Demographic Income Prediction

Scikit Machine Learning Algorithms

Project Outcomes:

We will be feeding an ML classification model income data to see what demographic aspects of a person are the strongest predictors of whether that person makes less than or more than 50k ($USD) a year.

In order to find which demographic traits (age, race, sex, etc.) had the most significance in predicting someone’s income, we fed a sci-kit learn decision tree model income census data in order to find out which traits the model assigned the most important when deciding whether to sort someone in the "<=50K” income group or the “>50K” income group.

After modeling the importance values, this is what we got.

Interestingly, intrinsic traits to a person, such as race, role in the family (father, mother, older brother, etc.), and sex had a minimal impact on whether someone was more or less likely to be sorted in the "<=50K" or the ">50K" income groups. Instead, the biggest predictors of income group came from age, capital gains/loss, occupation, marital status, and hours worked per week.

These importance results suggest that "progress" in life due to age, marital status, and career are the critical deciding factors on whether someone can be predicted to make less/more than 50k a year, while traits like race and sex have a very small predictive impact.

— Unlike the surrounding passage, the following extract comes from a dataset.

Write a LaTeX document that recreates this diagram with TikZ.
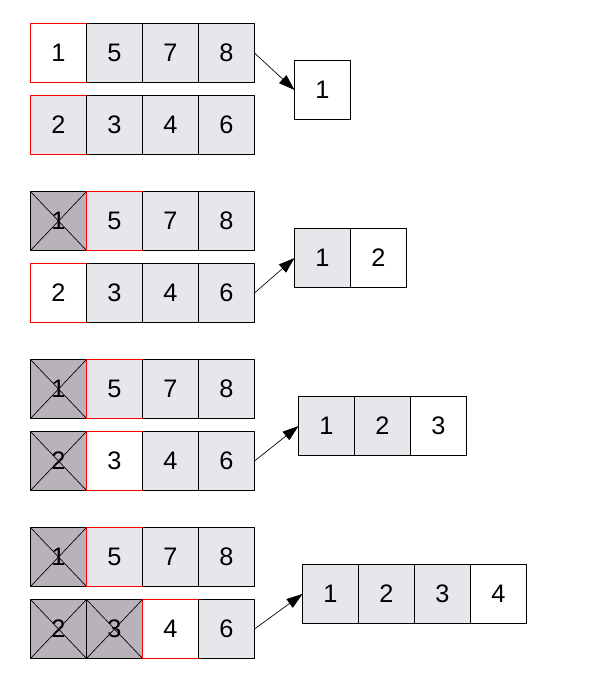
\documentclass[tikz,border=0pt]{standalone}
\usepackage{fontspec}
\setmainfont{Liberation Sans}
\usetikzlibrary{arrows.meta}
\definecolor{cellgray}{RGB}{232,230,234}
\definecolor{usedgray}{RGB}{184,178,187}

\begin{document}
\begin{tikzpicture}[x=0.75pt,y=-0.75pt,
	box/.style={draw=black,line width=0.75pt,minimum width=42pt,minimum height=44.25pt,inner sep=0pt,outer sep=0pt,font=\fontsize{19}{22}\selectfont},
	cell/.style={box,fill=cellgray},
	free/.style={box,fill=white},
	used/.style={box,fill=usedgray,path picture={\draw[line width=0.5pt] (path picture bounding box.south west) -- (path picture bounding box.north east) (path picture bounding box.north west) -- (path picture bounding box.south east);}},
	curline/.style={draw=red,line width=0.75pt},
	link/.style={line width=0.5pt,-{Triangle[length=12pt,width=8pt]}}]
		\useasboundingbox (0,0) rectangle (604,697);
		% step 1
		\node[free] (T1-1) at (58.5,53) {1};
		\node[cell] (T1-2) at (114.5,53) {5};
		\node[cell] (T1-3) at (170.5,53) {7};
		\node[cell] (T1-4) at (226.5,53) {8};
		\node[cell] (B1-1) at (58.5,125) {2};
		\node[cell] (B1-2) at (114.5,125) {3};
		\node[cell] (B1-3) at (170.5,125) {4};
		\node[cell] (B1-4) at (226.5,125) {6};
		\node[free] (R1-1) at (322.5,90) {1};
		\draw[link] (T1-4.east) -- (R1-1.west);
		% step 2
		\node[used] (T2-1) at (58.5,221) {1};
		\node[cell] (T2-2) at (114.5,221) {5};
		\node[cell] (T2-3) at (170.5,221) {7};
		\node[cell] (T2-4) at (226.5,221) {8};
		\node[free] (B2-1) at (58.5,293) {2};
		\node[cell] (B2-2) at (114.5,293) {3};
		\node[cell] (B2-3) at (170.5,293) {4};
		\node[cell] (B2-4) at (226.5,293) {6};
		\node[cell] (R2-1) at (322.5,258) {1};
		\node[free] (R2-2) at (378.5,258) {2};
		\draw[link] (B2-4.east) -- (R2-1.west);
		% step 3
		\node[used] (T3-1) at (58.5,389) {1};
		\node[cell] (T3-2) at (114.5,389) {5};
		\node[cell] (T3-3) at (170.5,389) {7};
		\node[cell] (T3-4) at (226.5,389) {8};
		\node[used] (B3-1) at (58.5,461) {2};
		\node[free] (B3-2) at (114.5,461) {3};
		\node[cell] (B3-3) at (170.5,461) {4};
		\node[cell] (B3-4) at (226.5,461) {6};
		\node[cell] (R3-1) at (326.5,426) {1};
		\node[cell] (R3-2) at (382.5,426) {2};
		\node[free] (R3-3) at (438.5,426) {3};
		\draw[link] (B3-4.east) -- (R3-1.west);
		% step 4
		\node[used] (T4-1) at (58.5,557) {1};
		\node[cell] (T4-2) at (114.5,557) {5};
		\node[cell] (T4-3) at (170.5,557) {7};
		\node[cell] (T4-4) at (226.5,557) {8};
		\node[used] (B4-1) at (58.5,629) {2};
		\node[used] (B4-2) at (114.5,629) {3};
		\node[free] (B4-3) at (170.5,629) {4};
		\node[cell] (B4-4) at (226.5,629) {6};
		\node[cell] (R4-1) at (330.5,594) {1};
		\node[cell] (R4-2) at (386.5,594) {2};
		\node[cell] (R4-3) at (442.5,594) {3};
		\node[free] (R4-4) at (498.5,594) {4};
		\draw[link] (B4-4.east) -- (R4-1.west);
		% current heads in red
		\foreach \c in {T1-1,B1-1,T2-2,B2-1,T3-2,B3-2,T4-2,B4-3}
			\draw[curline] (\c.north east) -- (\c.north west) -- (\c.south west) -- (\c.south east);
	\end{tikzpicture}
\end{document}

Something interesting to note, is that the model's precision, recall, and f1-score is much lower for ">50K" than it is for "<=50K". The reason for this is because "<=50K" is a much more common result, which means the algorithm "got more practice", and therefore got better, at identifying when someone made less than 50k annually as opposed to more than 50k annually.

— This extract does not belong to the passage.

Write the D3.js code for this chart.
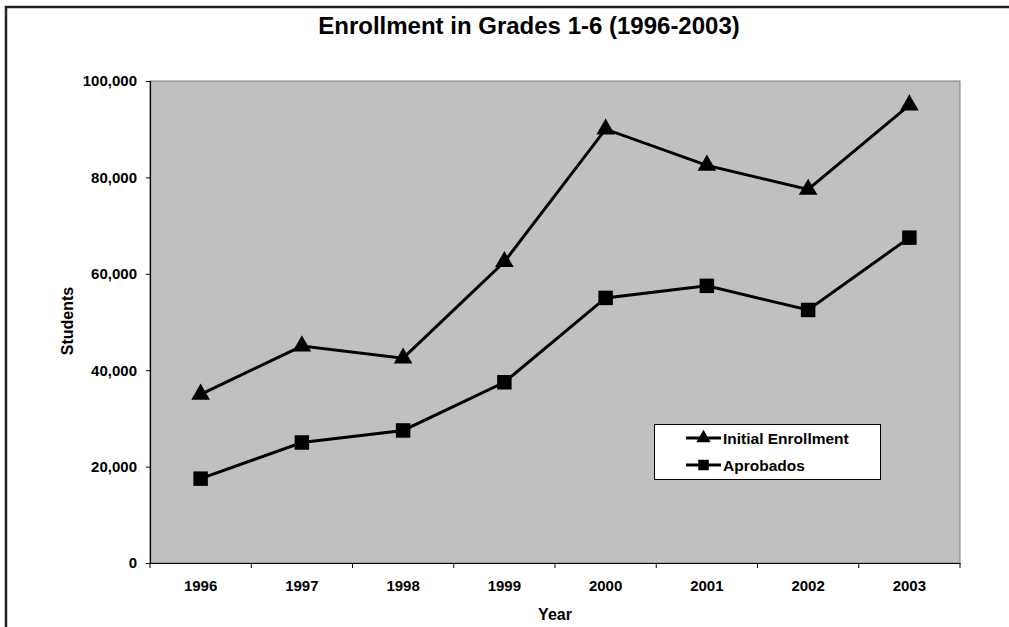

Now we model the precision, recall, and f1-score of our model. This helps us get a closer look into the reliability statistics of our model.

There are 3 main limitations to this project:

1 - Model reliability: While 82 percent model accuracy isn't bad for a more simplistic ML model like this, the somewhat low reliability when handling entries in the ">50K" income group is certainly a hindrance. This problem could be improved with a larger and more varied dataset, since this dataset has a very large "<=50K" income group bias.

2 - Scope: While this project was able to identify which demographic traits are of high predictive quality, more in-depth analytics may be needed in order to identify which trait values correlate with which income group (e.g., does old age indicate >50K or <=50K?). This is an analytics project that we could possibly tackle in the future.

3 - Granularity: Since this is a binary classification system, we have only 2 broad categories. Results may change if we were to introduce more possible income groups to sort into.

Conclusion:

Factors related to life/relationship/career progression such as age, marital status, and occupation are the most reliable metrics in order to predict whether someone makes less than or more than 50k a year. However innate characteristics such as race and sex have very little ability to determine which income group someone belongs to.